I didn't see anything about it on the telly - I just heard about it at that meeting and I knew it was wrong, so the next morning I went down to the docks to protest. I've never done anything like that before but it seems like the right thing to do - it still does.

At first I was on my own, but soon a few others came down and we had quite a crowd. I always take a chair with me now and wear my yellow jacket - it helps you get noticed and it keeps you warm.

I've got a badge which says I'm not an OAP, I'm a recycled teenager. Well, of course I am an OAP, but I feel a lot younger doing this. Before this, if I wasn't doing anything I would just be looking after my garden. I suppose some people see me as a sort of a leader. I hear them say, "Oh well, if Tilly's going down there, we're going too."

I'm 78 and I'm a widow. But I've always been a very busy person. I still go around visiting old people and we play draughts. It's a bit of fun for them. I worked with children for 14 years as a school dinner lady in Poplar, east London, and then for another 14 years as a domestic in a hospital. I've always cared about people, and I feel the same way about these animals.

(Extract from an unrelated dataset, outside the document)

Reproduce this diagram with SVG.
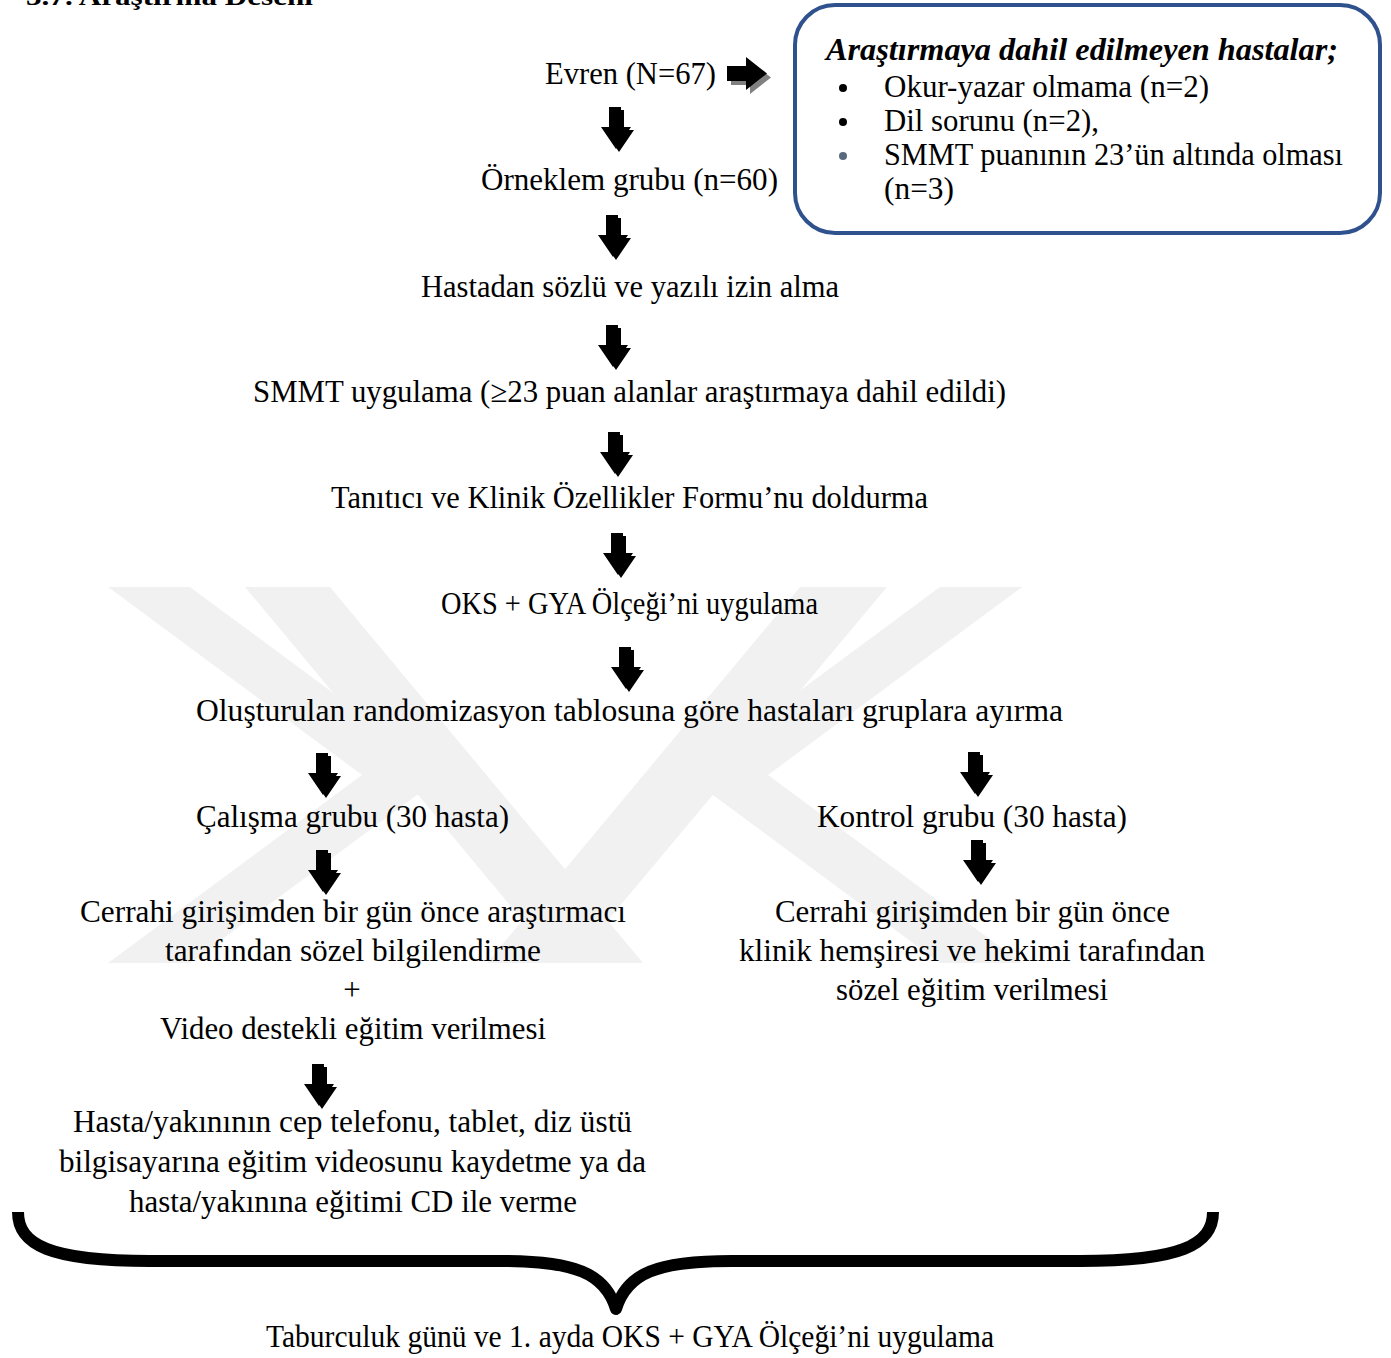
<svg xmlns="http://www.w3.org/2000/svg" width="1391" height="1358" viewBox="0 0 1391 1358">
<style>
.t{font-family:"Liberation Serif","Times New Roman",serif;font-size:31px;fill:#000;text-anchor:middle}
.bx{font-family:"Liberation Serif","Times New Roman",serif;font-size:31px;fill:#000}
.wm{fill:#f1f1f1}
.arr{fill:#000}
</style>
<defs>
<g id="da" class="arr">
<polygon points="-9,0 3,0 3,20 13,20 -2,42 -17,20 -9,20"/>
<polygon transform="translate(3,3)" points="-9,0 3,0 3,20 13,20 -2,42 -17,20 -9,20"/>
</g>
</defs>
<rect width="1391" height="1358" fill="#fff"/>
<g id="watermark">
<polygon class="wm" points="108,587 190,587 444,775 190,963 108,963 362,775"/>
<polygon class="wm" points="940,587 1022,587 768,775 1022,963 940,963 686,775"/>
<polygon class="wm" points="245,587 330,587 643,963 558,963"/>
<polygon class="wm" points="800,587 887,587 572,963 487,963"/>
</g>
<g id="heading">
<text x="26" y="5" font-family="Liberation Serif, serif" font-weight="bold" font-size="26" textLength="287" lengthAdjust="spacingAndGlyphs">3.7. Araştırma Deseni</text>
</g>
<g id="connectors">
<g id="arrow-right">
<polygon fill="#808080" transform="translate(4,4)" points="727,66 746,66 746,57 767,73.5 746,90 746,81 727,81"/>
<polygon fill="#000" points="727,66 746,66 746,57 767,73.5 746,90 746,81 727,81"/>
</g>
<use href="#da" x="618" y="107"/>
<use href="#da" x="615" y="215"/>
<use href="#da" x="615" y="325"/>
<use href="#da" x="617" y="432"/>
<use href="#da" x="620" y="533"/>
<use href="#da" x="628" y="647"/>
<use href="#da" x="325" y="753"/>
<use href="#da" x="325" y="850"/>
<use href="#da" x="977" y="752"/>
<use href="#da" x="980" y="840"/>
<use href="#da" x="321" y="1064"/>
<path id="brace" d="M 18 1212 C 18 1245, 50 1261, 150 1261 L 500 1261 C 575 1261, 605 1273, 616 1309 C 627 1273, 657 1261, 732 1261 L 1080 1261 C 1180 1261, 1213 1245, 1213 1212" fill="none" stroke="#000" stroke-width="12" stroke-linejoin="round"/>
</g>
<g id="n-evren"><text class="t" x="630.5" y="84" textLength="171" lengthAdjust="spacingAndGlyphs">Evren (N=67)</text></g>
<g id="n-orneklem"><text class="t" x="629.5" y="190" textLength="297" lengthAdjust="spacingAndGlyphs">Örneklem grubu (n=60)</text></g>
<g id="n-izin"><text class="t" x="630" y="297" textLength="418" lengthAdjust="spacingAndGlyphs">Hastadan sözlü ve yazılı izin alma</text></g>
<g id="n-smmt"><text class="t" x="629.5" y="402" textLength="753" lengthAdjust="spacingAndGlyphs">SMMT uygulama (≥23 puan alanlar araştırmaya dahil edildi)</text></g>
<g id="n-form"><text class="t" x="629.5" y="508" textLength="597" lengthAdjust="spacingAndGlyphs">Tanıtıcı ve Klinik Özellikler Formu’nu doldurma</text></g>
<g id="n-oks"><text class="t" x="629.5" y="614" textLength="377" lengthAdjust="spacingAndGlyphs">OKS + GYA Ölçeği’ni uygulama</text></g>
<g id="n-random"><text class="t" x="629.5" y="721" textLength="867" lengthAdjust="spacingAndGlyphs">Oluşturulan randomizasyon tablosuna göre hastaları gruplara ayırma</text></g>
<g id="n-calisma"><text class="t" x="352.5" y="827" textLength="313" lengthAdjust="spacingAndGlyphs">Çalışma grubu (30 hasta)</text></g>
<g id="n-kontrol"><text class="t" x="972" y="827" textLength="310" lengthAdjust="spacingAndGlyphs">Kontrol grubu (30 hasta)</text></g>
<g id="n-egitim-calisma">
<text class="t" x="353" y="922" textLength="546" lengthAdjust="spacingAndGlyphs">Cerrahi girişimden bir gün önce araştırmacı</text>
<text class="t" x="353" y="961" textLength="376" lengthAdjust="spacingAndGlyphs">tarafından sözel bilgilendirme</text>
<text class="t" x="352" y="1000">+</text>
<text class="t" x="353" y="1039" textLength="386" lengthAdjust="spacingAndGlyphs">Video destekli eğitim verilmesi</text>
</g>
<g id="n-egitim-kontrol">
<text class="t" x="972.5" y="922" textLength="395" lengthAdjust="spacingAndGlyphs">Cerrahi girişimden bir gün önce</text>
<text class="t" x="972" y="961" textLength="466" lengthAdjust="spacingAndGlyphs">klinik hemşiresi ve hekimi tarafından</text>
<text class="t" x="972" y="1000" textLength="272" lengthAdjust="spacingAndGlyphs">sözel eğitim verilmesi</text>
</g>
<g id="n-video">
<text class="t" x="352.5" y="1132" textLength="559" lengthAdjust="spacingAndGlyphs">Hasta/yakınının cep telefonu, tablet, diz üstü</text>
<text class="t" x="352.5" y="1172" textLength="587" lengthAdjust="spacingAndGlyphs">bilgisayarına eğitim videosunu kaydetme ya da</text>
<text class="t" x="353" y="1212" textLength="448" lengthAdjust="spacingAndGlyphs">hasta/yakınına eğitimi CD ile verme</text>
</g>
<g id="n-taburculuk"><text class="t" x="630" y="1347" textLength="728" lengthAdjust="spacingAndGlyphs">Taburculuk günü ve 1. ayda OKS + GYA Ölçeği’ni uygulama</text></g>
<g id="n-dislanan">
<rect x="795" y="5" width="585" height="228" rx="40" ry="40" fill="#fff" stroke="#2f528f" stroke-width="4"/>
<text class="bx" x="826" y="60" font-weight="bold" font-style="italic" textLength="512" lengthAdjust="spacingAndGlyphs">Araştırmaya dahil edilmeyen hastalar;</text>
<circle cx="843" cy="88" r="4" fill="#000"/>
<text class="bx" x="884" y="97" textLength="325" lengthAdjust="spacingAndGlyphs">Okur-yazar olmama (n=2)</text>
<circle cx="843" cy="122" r="4" fill="#000"/>
<text class="bx" x="884" y="131" textLength="215" lengthAdjust="spacingAndGlyphs">Dil sorunu (n=2),</text>
<circle cx="843" cy="156" r="4" fill="#5a6a7e"/>
<text class="bx" x="884" y="165" textLength="459" lengthAdjust="spacingAndGlyphs">SMMT puanının 23’ün altında olması</text>
<text class="bx" x="884" y="199" textLength="70" lengthAdjust="spacingAndGlyphs">(n=3)</text>
</g>
</svg>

This has been the 13th week of protesting and I'm not going to stop. The first time I saw the animals coming through, their little faces were looking at me as if they were asking me to help. A lot of them I see have got bleeding faces and there was one the other day with its leg stuck right through the side of the lorry. We heard there were some dead ones in one of the lorries but they still don't remove them.

It's had a big effect on me, all this business. You can't really think of anything else. Before, when I left the house, I used to think, "Oh, I must do this or do that when I go into town," but now I just go straight out the front door without thinking. It's on my mind the whole time. I've never really been scared when I've been in a protest, it's more anger that you feel, and hatred.

What the police are doing is unbelievable. Really, you wouldn't believe it if you saw it. One day in February I was sitting in my chair in the road and the others were sat behind me. The police heavy gang turn up, hundreds of them in their heavy boots, and start kicking us and punching us. Well, I wasn't moving, so they got hold of me and flung me over to the other side of the road. I had to have five stitches in my legs after that. You say things you shouldn't say to the police and the lorry drivers.

You blame a lot of people. I was brought up to respect the police, they were your friends. But now it's all changed.

Some days there are so many of them. The cars come first, about 20 or 30 of them, then the motorbikes and then the vans. When they stop they all jump out and run towards you, swearing and shouting: get out of the way, get over there, do this, go there. Of course they only swear at you when their governors can't hear. I've sworn back,I must admit.

My children are concerned about me. I've got one son and one daughter, two grandsons, two granddaughters and one great-grandson. My son is against me doing this and my daughter says I've got to take care, but I'm all right really. After all, I lived through the war in London. My house was blown apart, I lost three relations and two brothers-in-law.

They were hard times, but in some ways this is worse because at least back then we were all on the same side. I wouldn't risk my life for these animals, though - it doesn't do the animals any good if you die. It'll be people's voices that stop this. I know I'm going to get kicked and shoved a bit, but I can take that. I'm fairly tough, you know.